* [Directions]
Make an exact copy of all the material below, apart from the pictures.

* [Dataset content]
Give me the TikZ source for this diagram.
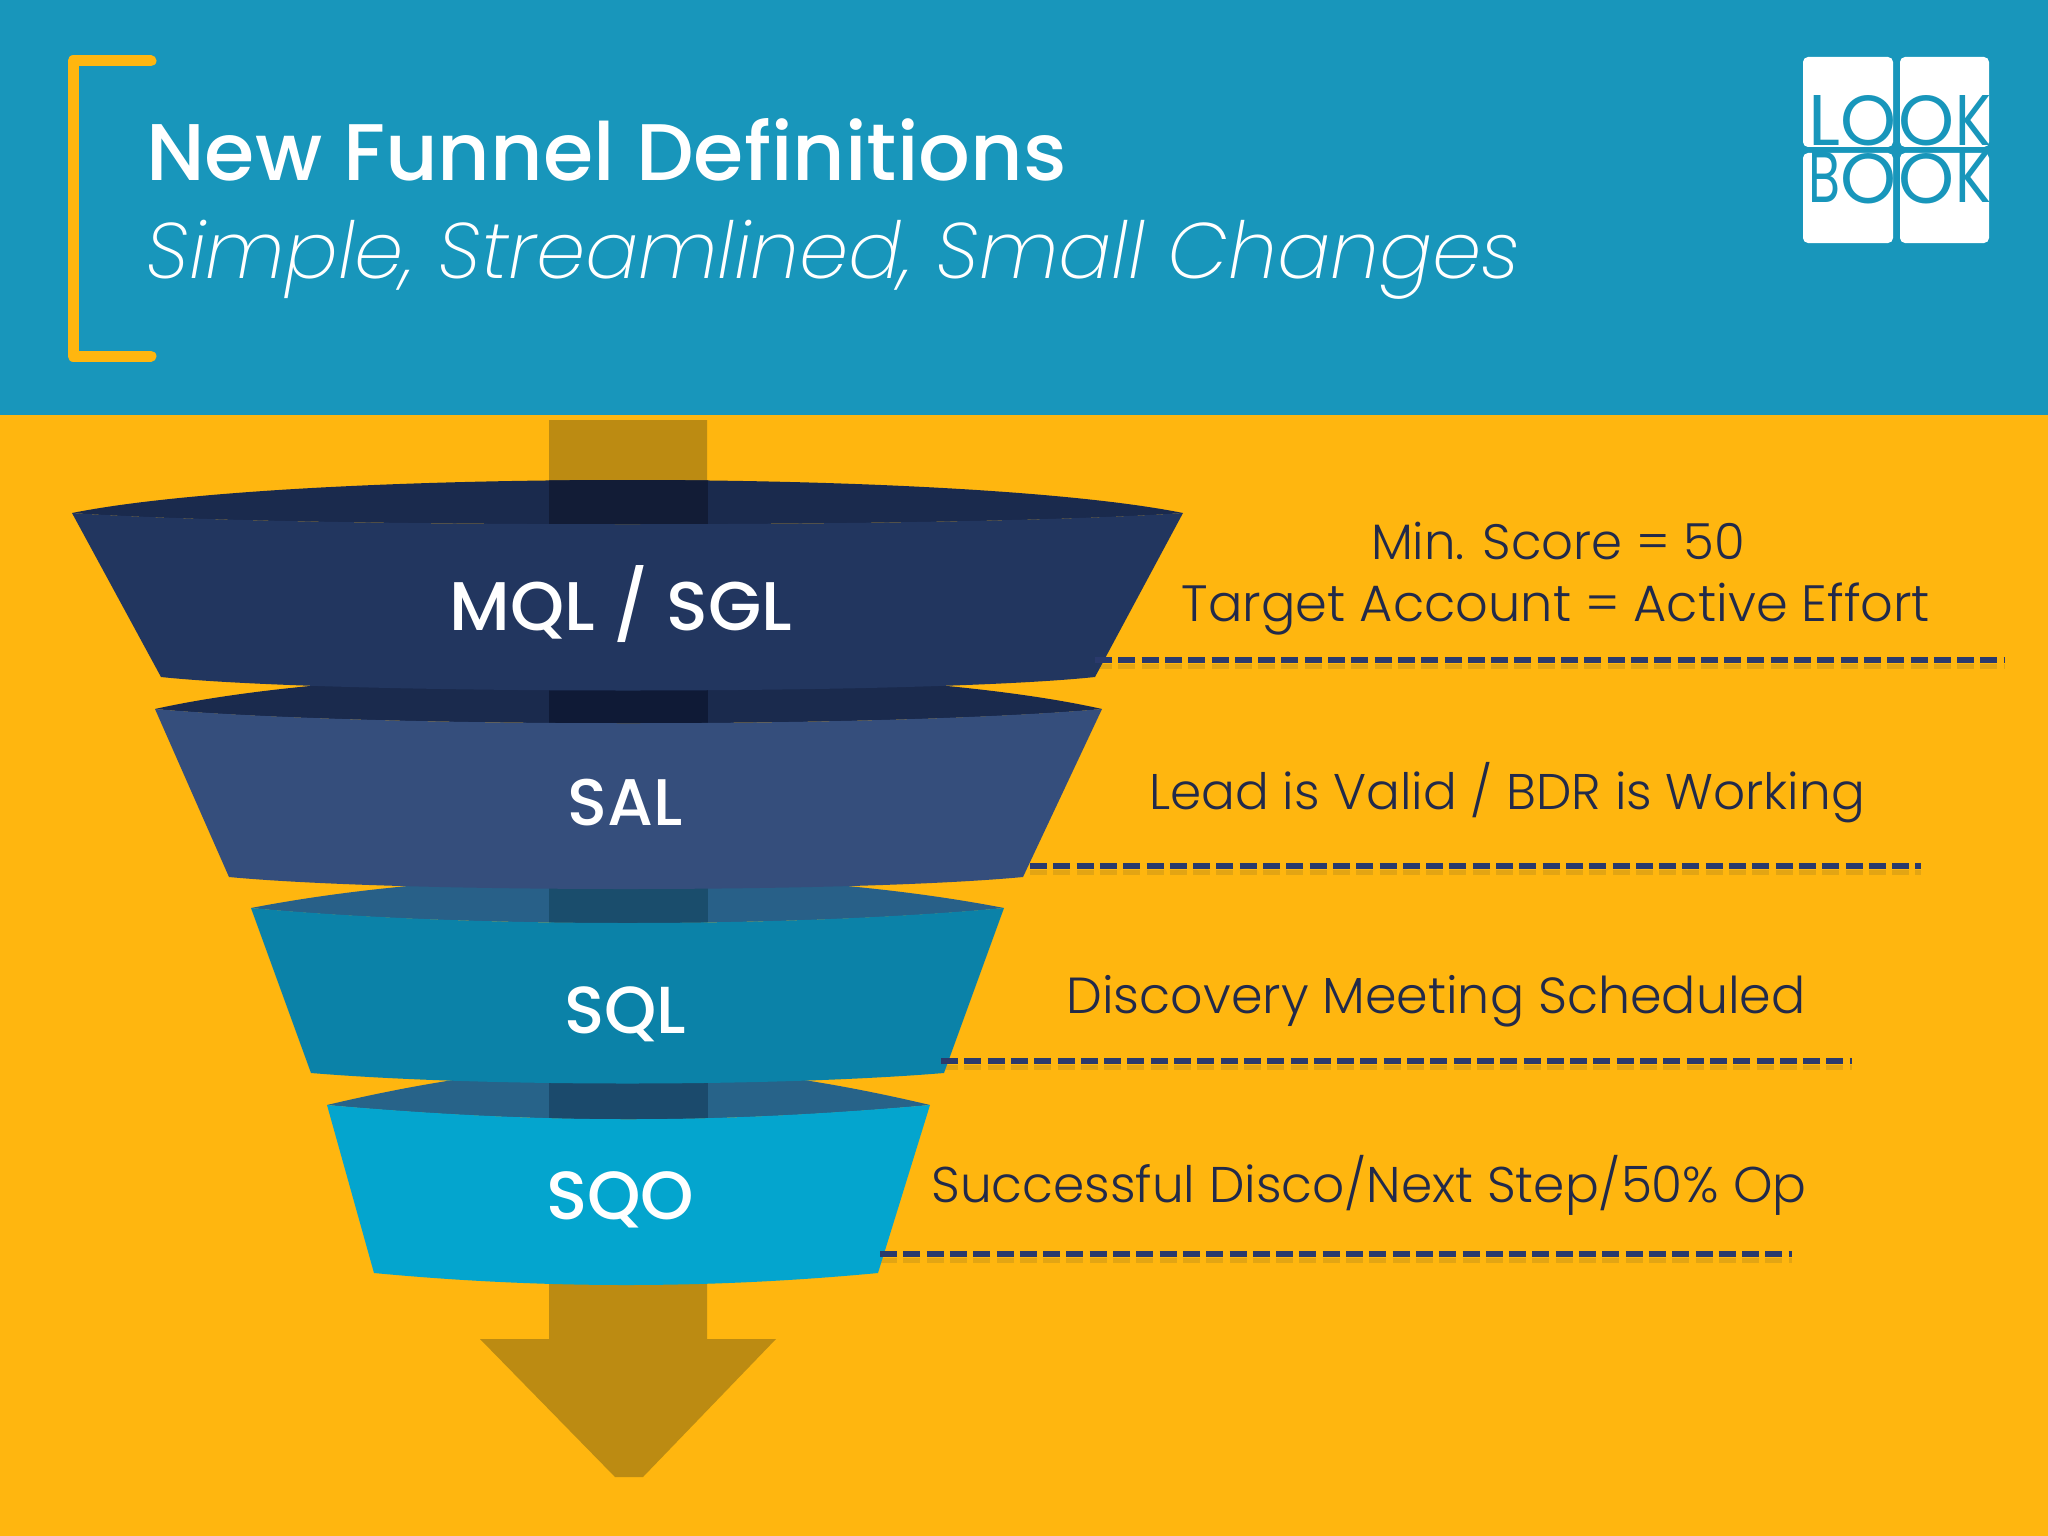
\documentclass[tikz,border=0pt]{standalone}
\usepackage{fontspec}
\usepackage{graphicx}
\setmainfont{Poppins Light}
\newfontfamily\titlefont{Poppins Medium}
\newfontfamily\labelfont{Poppins Medium}
\newfontfamily\logofont{Poppins}
\newfontfamily\subfont{Poppins ExtraLight Italic}
\definecolor{bgy}{HTML}{FFB60F}
\definecolor{headb}{HTML}{1896BB}
\definecolor{arrowc}{HTML}{BC8B12}
\definecolor{fa}{HTML}{22365F}
\definecolor{fab}{HTML}{1A2A4D}
\definecolor{fas}{HTML}{121C36}
\definecolor{fb}{HTML}{354E7C}
\definecolor{fbb}{HTML}{1A2A4D}
\definecolor{fbs}{HTML}{0F1A36}
\definecolor{fc}{HTML}{0B82A8}
\definecolor{fcb}{HTML}{286088}
\definecolor{fcs}{HTML}{1A4D6C}
\definecolor{fd}{HTML}{04A5CE}
\definecolor{fdb}{HTML}{276389}
\definecolor{fds}{HTML}{1B4A6C}
\definecolor{dashc}{HTML}{2A3A6C}
\definecolor{dashsh}{HTML}{E3A513}
\definecolor{textc}{HTML}{222A4A}
\newcommand{\fitw}[2]{\resizebox{#1pt}{!}{#2}}
\newcommand{\fitwh}[3]{\resizebox{#1pt}{#2pt}{#3}}
\tikzset{
  x=1pt,y=-1pt,
  desc/.style={inner sep=0pt,text=textc,font=\fontsize{50}{56}\selectfont,anchor=base},
  funnellabel/.style={inner sep=0pt,text=white,font=\labelfont\fontsize{60}{70}\selectfont,anchor=base},
  dashline/.style={draw=dashc,line width=5.5pt,dash pattern=on 17pt off 6.3pt},
  dashshadow/.style={draw=dashsh,line width=5pt,dash pattern=on 17pt off 6.3pt},
  logoletter/.style={inner sep=0pt,text=headb,font=\logofont\fontsize{72}{72}\selectfont},
  logobox/.style={fill=white,rounded corners=5pt},
}
% #1 TLx #2 TRx #3 top y #4 front mid y #5 back apex y #6 BLx #7 BRx #8 bottom y #9 bottom mid y
\newcommand{\funnelband}[9]{%
  \pgfmathsetmacro{\capy}{#3-(#3-#5)/0.75}%
  \begin{scope}
    \clip (#1,#3) .. controls (#1+220,\capy) and (#2-220,\capy) .. (#2,#3)
       .. controls (#2-200,#4+3) and (#1+200,#4+3) .. (#1,#3) -- cycle;
    \fill[\fbackc] (#1,#5-10) rectangle (#2,#4+10);
    \fill[\fstripc] (549,#5-10) rectangle (708,#4+10);
  \end{scope}
  \fill[\ffrontc] (#1,#3) .. controls (#1+220,#4+3) and (#2-220,#4+3) .. (#2,#3)
     -- (#7,#8) .. controls (#7-170,#9+3) and (#6+170,#9+3) .. (#6,#8) -- cycle;
}
\begin{document}
\begin{tikzpicture}
\useasboundingbox (0,0) rectangle (2048,1536);
\fill[bgy] (0,0) rectangle (2048,1536);
\fill[headb] (0,0) rectangle (2048,415);

% bracket
\draw[bgy,line width=11pt,line cap=round,line join=round] (151,61) -- (73,61) -- (73,356) -- (151,356);

% titles
\node[inner sep=0pt,anchor=base west,text=white] (title) at (146,181)
  {\titlefont\fitwh{920}{62}{New Funnel Definitions}};
\node[inner sep=0pt,anchor=base west,text=white] (subtitle) at (146,278)
  {\subfont\fitw{1374}{Simple, Streamlined, Small Changes}};

% logo
\fill[logobox] (1803,57) rectangle (1893,147);
\fill[logobox] (1900,57) rectangle (1989,147);
\fill[logobox] (1803,153) rectangle (1893,243);
\fill[logobox] (1900,153) rectangle (1989,243);
\node[logoletter,anchor=base west] (l1) at (1808,146) {\fitwh{32}{50}{L}};
\node[logoletter,anchor=base] (l2) at (1868.5,146) {\fitwh{56}{50}{O}};
\node[logoletter,anchor=base] (l3) at (1926.5,146) {\fitwh{56}{50}{O}};
\node[logoletter,anchor=base west] (l4) at (1955,146) {\fitwh{36}{50}{K}};
\node[logoletter,anchor=base west] (b1) at (1808,203) {\fitwh{32}{50}{B}};
\node[logoletter,anchor=base] (b2) at (1868.5,204) {\fitwh{56}{50}{O}};
\node[logoletter,anchor=base] (b3) at (1926.5,204) {\fitwh{56}{50}{O}};
\node[logoletter,anchor=base west] (b4) at (1955,203) {\fitwh{36}{50}{K}};

% dashed rule shadows, under the funnel
\coordinate (d1a) at (1095,660); \coordinate (d1b) at (2004,660);
\coordinate (d2a) at (1030,866); \coordinate (d2b) at (1921,866);
\coordinate (d3a) at (941,1061); \coordinate (d3b) at (1852,1061);
\coordinate (d4a) at (880,1254); \coordinate (d4b) at (1792,1254);
\draw[dashshadow] ([yshift=-6pt]d1a) -- ([yshift=-6pt]d1b);
\draw[dashshadow] ([yshift=-6pt]d2a) -- ([yshift=-6pt]d2b);
\draw[dashshadow] ([yshift=-6pt]d3a) -- ([yshift=-6pt]d3b);
\draw[dashshadow] ([yshift=-6pt]d4a) -- ([yshift=-6pt]d4b);

% arrow
\fill[arrowc] (549,420) -- (707,420) -- (707,1339) -- (776,1339) -- (643,1477) -- (615,1477) -- (480,1339) -- (549,1339) -- cycle;

% funnel bands, bottom to top
\def\fbackc{fdb}\def\fstripc{fds}\def\ffrontc{fd}
\funnelband{327}{930}{1105}{1121}{1066}{374}{878}{1273}{1286}
\def\fbackc{fcb}\def\fstripc{fcs}\def\ffrontc{fc}
\funnelband{251}{1004}{908}{925}{876}{311}{944}{1073}{1084}
\def\fbackc{fbb}\def\fstripc{fbs}\def\ffrontc{fb}
\funnelband{155}{1102}{709}{725}{672}{229}{1023}{877}{890}
\def\fbackc{fab}\def\fstripc{fas}\def\ffrontc{fa}
\funnelband{72}{1183}{513}{525}{480}{161}{1095}{677}{692}

% funnel labels
\node[funnellabel] (mql) at (621,630) {\fitw{342}{MQL / SGL}};
\node[funnellabel] (sal) at (625,825) {\fitw{115}{SAL}};
\node[funnellabel] (sql) at (625,1033) {\fitw{122}{SQL}};
\node[funnellabel] (sqo) at (620,1219) {\fitw{148}{SQO}};

% dashed rules
\draw[dashline] (d1a) -- (d1b);
\draw[dashline] (d2a) -- (d2b);
\draw[dashline] (d3a) -- (d3b);
\draw[dashline] (d4a) -- (d4b);

% descriptions
\node[desc] (t1) at (1558,559) {\fitw{374}{Min. Score = 50}};
\node[desc] (t2) at (1556,621) {\fitw{748}{Target Account = Active Effort}};
\node[desc] (t3) at (1507,809) {\fitw{716}{Lead is Valid / BDR is Working}};
\node[desc] (t4) at (1436,1013) {\fitw{739}{Discovery Meeting Scheduled}};
\node[desc] (t5) at (1369,1202) {\fitw{875}{Successful Disco/Next Step/50\% Op}};
\end{tikzpicture}
\end{document}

* [Response to this task]
Give me the TikZ source for this diagram.
\documentclass[tikz,border=0pt]{standalone}
\usepackage{fontspec}
\usepackage{graphicx}
\setmainfont{Poppins Light}
\newfontfamily\titlefont{Poppins Medium}
\newfontfamily\labelfont{Poppins Medium}
\newfontfamily\logofont{Poppins}
\newfontfamily\subfont{Poppins ExtraLight Italic}
\definecolor{bgy}{HTML}{FFB60F}
\definecolor{headb}{HTML}{1896BB}
\definecolor{arrowc}{HTML}{BC8B12}
\definecolor{fa}{HTML}{22365F}
\definecolor{fab}{HTML}{1A2A4D}
\definecolor{fas}{HTML}{121C36}
\definecolor{fb}{HTML}{354E7C}
\definecolor{fbb}{HTML}{1A2A4D}
\definecolor{fbs}{HTML}{0F1A36}
\definecolor{fc}{HTML}{0B82A8}
\definecolor{fcb}{HTML}{286088}
\definecolor{fcs}{HTML}{1A4D6C}
\definecolor{fd}{HTML}{04A5CE}
\definecolor{fdb}{HTML}{276389}
\definecolor{fds}{HTML}{1B4A6C}
\definecolor{dashc}{HTML}{2A3A6C}
\definecolor{dashsh}{HTML}{E3A513}
\definecolor{textc}{HTML}{222A4A}
\newcommand{\fitw}[2]{\resizebox{#1pt}{!}{#2}}
\newcommand{\fitwh}[3]{\resizebox{#1pt}{#2pt}{#3}}
\tikzset{
  x=1pt,y=-1pt,
  desc/.style={inner sep=0pt,text=textc,font=\fontsize{50}{56}\selectfont,anchor=base},
  funnellabel/.style={inner sep=0pt,text=white,font=\labelfont\fontsize{60}{70}\selectfont,anchor=base},
  dashline/.style={draw=dashc,line width=5.5pt,dash pattern=on 17pt off 6.3pt},
  dashshadow/.style={draw=dashsh,line width=5pt,dash pattern=on 17pt off 6.3pt},
  logoletter/.style={inner sep=0pt,text=headb,font=\logofont\fontsize{72}{72}\selectfont},
  logobox/.style={fill=white,rounded corners=5pt},
}
% #1 TLx #2 TRx #3 top y #4 front mid y #5 back apex y #6 BLx #7 BRx #8 bottom y #9 bottom mid y
\newcommand{\funnelband}[9]{%
  \pgfmathsetmacro{\capy}{#3-(#3-#5)/0.75}%
  \begin{scope}
    \clip (#1,#3) .. controls (#1+220,\capy) and (#2-220,\capy) .. (#2,#3)
       .. controls (#2-200,#4+3) and (#1+200,#4+3) .. (#1,#3) -- cycle;
    \fill[\fbackc] (#1,#5-10) rectangle (#2,#4+10);
    \fill[\fstripc] (549,#5-10) rectangle (708,#4+10);
  \end{scope}
  \fill[\ffrontc] (#1,#3) .. controls (#1+220,#4+3) and (#2-220,#4+3) .. (#2,#3)
     -- (#7,#8) .. controls (#7-170,#9+3) and (#6+170,#9+3) .. (#6,#8) -- cycle;
}
\begin{document}
\begin{tikzpicture}
\useasboundingbox (0,0) rectangle (2048,1536);
\fill[bgy] (0,0) rectangle (2048,1536);
\fill[headb] (0,0) rectangle (2048,415);

% bracket
\draw[bgy,line width=11pt,line cap=round,line join=round] (151,61) -- (73,61) -- (73,356) -- (151,356);

% titles
\node[inner sep=0pt,anchor=base west,text=white] (title) at (146,181)
  {\titlefont\fitwh{920}{62}{New Funnel Definitions}};
\node[inner sep=0pt,anchor=base west,text=white] (subtitle) at (146,278)
  {\subfont\fitw{1374}{Simple, Streamlined, Small Changes}};

% logo
\fill[logobox] (1803,57) rectangle (1893,147);
\fill[logobox] (1900,57) rectangle (1989,147);
\fill[logobox] (1803,153) rectangle (1893,243);
\fill[logobox] (1900,153) rectangle (1989,243);
\node[logoletter,anchor=base west] (l1) at (1808,146) {\fitwh{32}{50}{L}};
\node[logoletter,anchor=base] (l2) at (1868.5,146) {\fitwh{56}{50}{O}};
\node[logoletter,anchor=base] (l3) at (1926.5,146) {\fitwh{56}{50}{O}};
\node[logoletter,anchor=base west] (l4) at (1955,146) {\fitwh{36}{50}{K}};
\node[logoletter,anchor=base west] (b1) at (1808,203) {\fitwh{32}{50}{B}};
\node[logoletter,anchor=base] (b2) at (1868.5,204) {\fitwh{56}{50}{O}};
\node[logoletter,anchor=base] (b3) at (1926.5,204) {\fitwh{56}{50}{O}};
\node[logoletter,anchor=base west] (b4) at (1955,203) {\fitwh{36}{50}{K}};

% dashed rule shadows, under the funnel
\coordinate (d1a) at (1095,660); \coordinate (d1b) at (2004,660);
\coordinate (d2a) at (1030,866); \coordinate (d2b) at (1921,866);
\coordinate (d3a) at (941,1061); \coordinate (d3b) at (1852,1061);
\coordinate (d4a) at (880,1254); \coordinate (d4b) at (1792,1254);
\draw[dashshadow] ([yshift=-6pt]d1a) -- ([yshift=-6pt]d1b);
\draw[dashshadow] ([yshift=-6pt]d2a) -- ([yshift=-6pt]d2b);
\draw[dashshadow] ([yshift=-6pt]d3a) -- ([yshift=-6pt]d3b);
\draw[dashshadow] ([yshift=-6pt]d4a) -- ([yshift=-6pt]d4b);

% arrow
\fill[arrowc] (549,420) -- (707,420) -- (707,1339) -- (776,1339) -- (643,1477) -- (615,1477) -- (480,1339) -- (549,1339) -- cycle;

% funnel bands, bottom to top
\def\fbackc{fdb}\def\fstripc{fds}\def\ffrontc{fd}
\funnelband{327}{930}{1105}{1121}{1066}{374}{878}{1273}{1286}
\def\fbackc{fcb}\def\fstripc{fcs}\def\ffrontc{fc}
\funnelband{251}{1004}{908}{925}{876}{311}{944}{1073}{1084}
\def\fbackc{fbb}\def\fstripc{fbs}\def\ffrontc{fb}
\funnelband{155}{1102}{709}{725}{672}{229}{1023}{877}{890}
\def\fbackc{fab}\def\fstripc{fas}\def\ffrontc{fa}
\funnelband{72}{1183}{513}{525}{480}{161}{1095}{677}{692}

% funnel labels
\node[funnellabel] (mql) at (621,630) {\fitw{342}{MQL / SGL}};
\node[funnellabel] (sal) at (625,825) {\fitw{115}{SAL}};
\node[funnellabel] (sql) at (625,1033) {\fitw{122}{SQL}};
\node[funnellabel] (sqo) at (620,1219) {\fitw{148}{SQO}};

% dashed rules
\draw[dashline] (d1a) -- (d1b);
\draw[dashline] (d2a) -- (d2b);
\draw[dashline] (d3a) -- (d3b);
\draw[dashline] (d4a) -- (d4b);

% descriptions
\node[desc] (t1) at (1558,559) {\fitw{374}{Min. Score = 50}};
\node[desc] (t2) at (1556,621) {\fitw{748}{Target Account = Active Effort}};
\node[desc] (t3) at (1507,809) {\fitw{716}{Lead is Valid / BDR is Working}};
\node[desc] (t4) at (1436,1013) {\fitw{739}{Discovery Meeting Scheduled}};
\node[desc] (t5) at (1369,1202) {\fitw{875}{Successful Disco/Next Step/50\% Op}};
\end{tikzpicture}
\end{document}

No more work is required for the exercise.